平田玉蘊 梅林山水図 菅茶山 賛 紙本 横28.0㎝×縦131㎝
平田玉蘊の「梅林山水図」である。小川のほとりの民家と周囲に一面に咲く梅が描かれる。春ののどかな景色である。
作品には漢詩人として有名であった菅茶山が賛をしている。
漢詩は、次のように詠まれている。茶山の詩集『黄葉夕陽村舎詩』にも収録されている。
玉笛空吹塞上悲
音書漫寄隴頭思
幸吾歳々在郷国
賞遍開時将落時
前半の二句は分かりにくいが、後半の二句では、「私は幸いなことに毎年故郷(福山・神辺)に住んでいるので、梅の花の開く時も散る時も遍く鑑賞するこどできる。」と解釈できる。
茶山の詩が先にあり、その詩に合うように平田玉蘊が風景を描いたのではないか、と考えられる。

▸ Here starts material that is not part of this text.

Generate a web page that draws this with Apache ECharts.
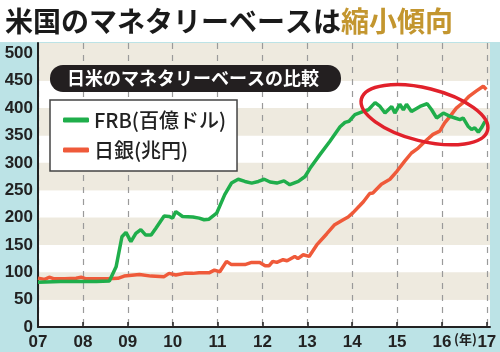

『黄葉夕陽村舎詩』が完成しのが文政6年(1823年)であり、玉蘊37歳頃の作品と思われる。
絵をよく見ると、石垣の上のせり出した場所に、甕が置かれ梅の花が一枝挿されている。
人物が描かれていないことが、かえってこの住まいの住人の奥ゆかしさを象徴させているかのようである。